TASK DESCRIPTION.
Your task is to locate every line holding the string "page" and to copy each of them.

<<<<

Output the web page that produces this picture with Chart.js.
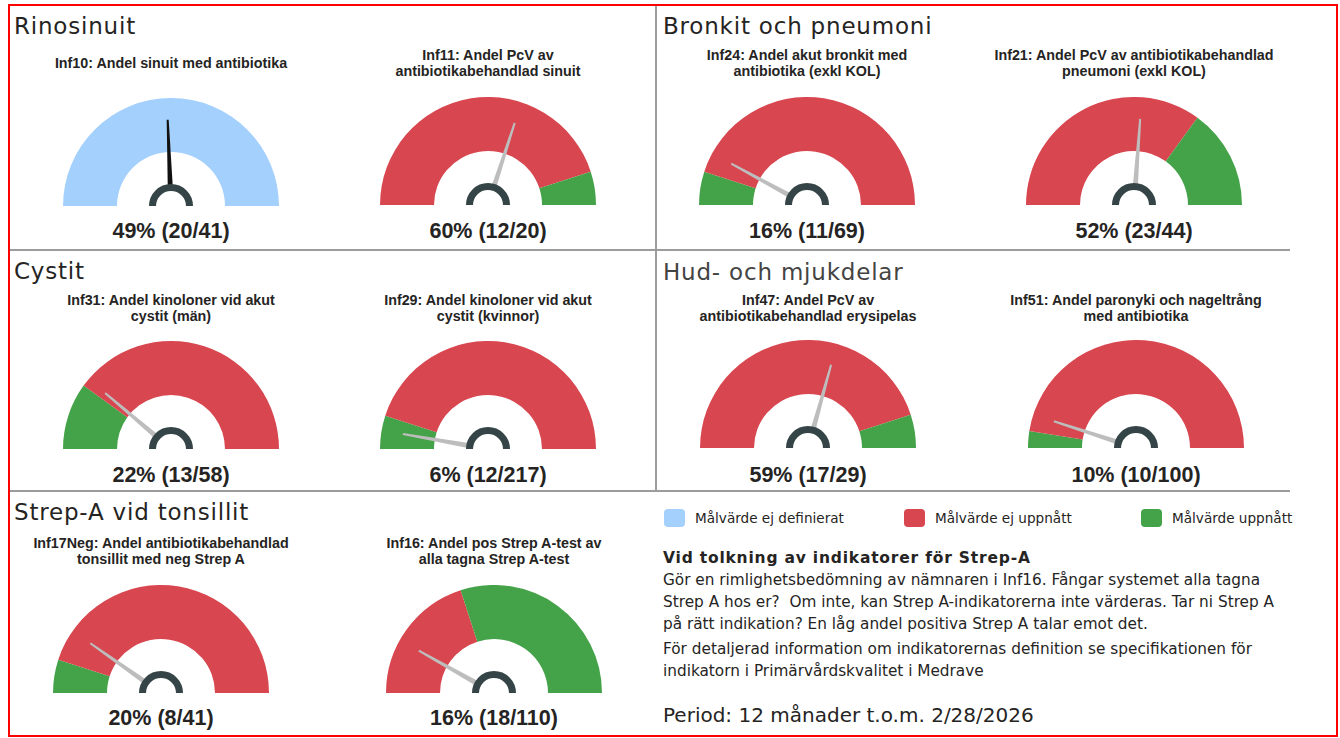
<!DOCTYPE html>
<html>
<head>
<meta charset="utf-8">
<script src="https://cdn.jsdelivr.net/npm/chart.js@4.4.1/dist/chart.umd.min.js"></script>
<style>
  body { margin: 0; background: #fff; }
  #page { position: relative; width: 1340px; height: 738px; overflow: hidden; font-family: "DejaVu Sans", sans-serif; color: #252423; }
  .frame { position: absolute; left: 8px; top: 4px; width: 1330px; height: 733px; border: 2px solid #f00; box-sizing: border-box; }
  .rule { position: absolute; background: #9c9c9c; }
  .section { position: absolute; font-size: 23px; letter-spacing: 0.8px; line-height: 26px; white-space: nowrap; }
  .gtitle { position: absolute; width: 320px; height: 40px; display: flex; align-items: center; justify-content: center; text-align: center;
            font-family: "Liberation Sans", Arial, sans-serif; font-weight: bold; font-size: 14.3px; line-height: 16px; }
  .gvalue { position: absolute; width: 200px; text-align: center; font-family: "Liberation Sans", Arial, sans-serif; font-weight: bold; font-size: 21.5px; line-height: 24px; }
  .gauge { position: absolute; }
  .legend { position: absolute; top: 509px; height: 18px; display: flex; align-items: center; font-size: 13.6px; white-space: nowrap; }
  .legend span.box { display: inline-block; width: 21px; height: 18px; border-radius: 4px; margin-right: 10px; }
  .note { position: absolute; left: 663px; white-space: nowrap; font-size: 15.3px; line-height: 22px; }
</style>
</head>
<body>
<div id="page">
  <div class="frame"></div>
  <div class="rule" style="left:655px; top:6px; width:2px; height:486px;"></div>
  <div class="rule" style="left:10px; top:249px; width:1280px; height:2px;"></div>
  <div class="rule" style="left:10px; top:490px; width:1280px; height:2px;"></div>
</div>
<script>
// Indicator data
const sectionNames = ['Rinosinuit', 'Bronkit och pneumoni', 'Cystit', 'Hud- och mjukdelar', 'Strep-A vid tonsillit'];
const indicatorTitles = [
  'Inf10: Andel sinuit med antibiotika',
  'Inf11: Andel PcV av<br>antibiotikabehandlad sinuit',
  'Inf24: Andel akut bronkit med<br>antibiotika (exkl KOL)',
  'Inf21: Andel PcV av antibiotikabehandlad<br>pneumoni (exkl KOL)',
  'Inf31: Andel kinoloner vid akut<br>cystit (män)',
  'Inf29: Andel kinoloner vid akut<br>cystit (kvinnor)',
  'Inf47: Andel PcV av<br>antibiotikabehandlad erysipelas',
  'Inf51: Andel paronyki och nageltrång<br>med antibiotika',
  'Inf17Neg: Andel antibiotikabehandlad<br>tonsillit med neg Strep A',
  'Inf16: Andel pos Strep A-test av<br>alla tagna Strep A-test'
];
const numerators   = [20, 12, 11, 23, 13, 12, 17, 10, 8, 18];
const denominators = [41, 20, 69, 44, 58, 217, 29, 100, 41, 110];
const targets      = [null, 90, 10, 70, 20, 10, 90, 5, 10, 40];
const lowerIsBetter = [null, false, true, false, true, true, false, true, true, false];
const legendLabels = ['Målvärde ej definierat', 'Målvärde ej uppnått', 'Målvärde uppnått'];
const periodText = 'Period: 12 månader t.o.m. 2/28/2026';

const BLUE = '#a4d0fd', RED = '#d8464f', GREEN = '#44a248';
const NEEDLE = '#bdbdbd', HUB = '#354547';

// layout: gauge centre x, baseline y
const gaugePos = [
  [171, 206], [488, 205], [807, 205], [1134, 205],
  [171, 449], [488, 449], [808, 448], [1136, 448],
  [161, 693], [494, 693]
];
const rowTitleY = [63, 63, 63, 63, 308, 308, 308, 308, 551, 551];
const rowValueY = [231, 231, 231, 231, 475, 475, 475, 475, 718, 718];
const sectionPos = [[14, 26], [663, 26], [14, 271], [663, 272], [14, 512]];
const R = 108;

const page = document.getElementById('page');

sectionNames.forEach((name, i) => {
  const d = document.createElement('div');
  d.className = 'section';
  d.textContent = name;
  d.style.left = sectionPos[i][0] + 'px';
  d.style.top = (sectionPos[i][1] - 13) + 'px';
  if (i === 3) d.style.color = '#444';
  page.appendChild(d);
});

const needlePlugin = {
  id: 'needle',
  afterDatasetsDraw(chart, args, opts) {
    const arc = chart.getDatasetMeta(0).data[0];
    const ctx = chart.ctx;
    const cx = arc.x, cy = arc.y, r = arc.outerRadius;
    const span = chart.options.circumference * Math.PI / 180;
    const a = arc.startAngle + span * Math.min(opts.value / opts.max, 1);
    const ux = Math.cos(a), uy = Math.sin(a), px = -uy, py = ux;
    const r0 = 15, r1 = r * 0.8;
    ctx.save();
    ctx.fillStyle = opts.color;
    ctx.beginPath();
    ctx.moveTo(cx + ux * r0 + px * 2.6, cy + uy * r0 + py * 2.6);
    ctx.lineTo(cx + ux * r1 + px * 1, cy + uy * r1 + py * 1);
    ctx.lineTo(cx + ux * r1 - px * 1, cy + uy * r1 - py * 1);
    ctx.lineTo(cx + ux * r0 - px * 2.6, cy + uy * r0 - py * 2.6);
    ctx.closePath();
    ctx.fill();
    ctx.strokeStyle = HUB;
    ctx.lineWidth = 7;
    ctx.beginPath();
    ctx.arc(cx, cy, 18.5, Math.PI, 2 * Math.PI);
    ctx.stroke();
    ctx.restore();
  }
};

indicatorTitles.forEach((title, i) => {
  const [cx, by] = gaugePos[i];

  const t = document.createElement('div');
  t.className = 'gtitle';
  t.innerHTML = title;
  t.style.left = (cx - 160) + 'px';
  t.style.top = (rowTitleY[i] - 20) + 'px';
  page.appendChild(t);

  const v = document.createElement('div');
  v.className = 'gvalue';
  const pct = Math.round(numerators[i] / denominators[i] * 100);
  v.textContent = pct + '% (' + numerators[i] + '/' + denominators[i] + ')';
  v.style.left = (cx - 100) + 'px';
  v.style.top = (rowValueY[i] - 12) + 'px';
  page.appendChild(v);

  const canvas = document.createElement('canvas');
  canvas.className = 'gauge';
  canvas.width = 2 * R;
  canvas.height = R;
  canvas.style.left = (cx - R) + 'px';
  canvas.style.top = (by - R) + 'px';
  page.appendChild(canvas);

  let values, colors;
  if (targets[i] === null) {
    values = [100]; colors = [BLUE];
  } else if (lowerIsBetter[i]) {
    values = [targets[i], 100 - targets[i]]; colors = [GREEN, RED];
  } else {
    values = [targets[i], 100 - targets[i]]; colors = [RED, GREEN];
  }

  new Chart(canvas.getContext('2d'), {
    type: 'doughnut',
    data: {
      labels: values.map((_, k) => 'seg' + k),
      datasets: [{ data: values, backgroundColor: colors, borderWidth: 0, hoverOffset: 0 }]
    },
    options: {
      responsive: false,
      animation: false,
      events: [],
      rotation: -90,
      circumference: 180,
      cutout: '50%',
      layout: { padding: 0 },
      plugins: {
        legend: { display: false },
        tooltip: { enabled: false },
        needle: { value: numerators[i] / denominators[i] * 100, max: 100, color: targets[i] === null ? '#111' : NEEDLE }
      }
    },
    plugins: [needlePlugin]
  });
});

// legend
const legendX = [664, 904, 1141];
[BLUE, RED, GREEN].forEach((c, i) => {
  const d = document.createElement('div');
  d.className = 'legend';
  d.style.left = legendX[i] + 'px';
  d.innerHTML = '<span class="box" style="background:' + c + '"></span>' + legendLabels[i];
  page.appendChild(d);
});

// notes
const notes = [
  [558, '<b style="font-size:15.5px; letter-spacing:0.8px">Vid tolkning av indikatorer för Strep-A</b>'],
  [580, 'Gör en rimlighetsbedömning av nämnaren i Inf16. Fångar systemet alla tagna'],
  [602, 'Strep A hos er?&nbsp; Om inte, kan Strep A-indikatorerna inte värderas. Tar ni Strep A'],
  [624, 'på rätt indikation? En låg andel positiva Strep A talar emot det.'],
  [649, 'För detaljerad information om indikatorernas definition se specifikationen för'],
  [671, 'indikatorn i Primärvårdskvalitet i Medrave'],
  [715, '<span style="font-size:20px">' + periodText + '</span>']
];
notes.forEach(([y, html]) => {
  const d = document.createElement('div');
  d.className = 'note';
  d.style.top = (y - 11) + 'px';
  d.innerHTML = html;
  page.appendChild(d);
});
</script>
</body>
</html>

>>>>

SOLUTION.
Output the web page that produces this picture with Chart.js.
  #page { position: relative; width: 1340px; height: 738px; overflow: hidden; font-family: "DejaVu Sans", sans-serif; color: #252423; }
<div id="page">
const page = document.getElementById('page');
  page.appendChild(d);
  page.appendChild(t);
  page.appendChild(v);
  page.appendChild(canvas);
  page.appendChild(d);
  page.appendChild(d);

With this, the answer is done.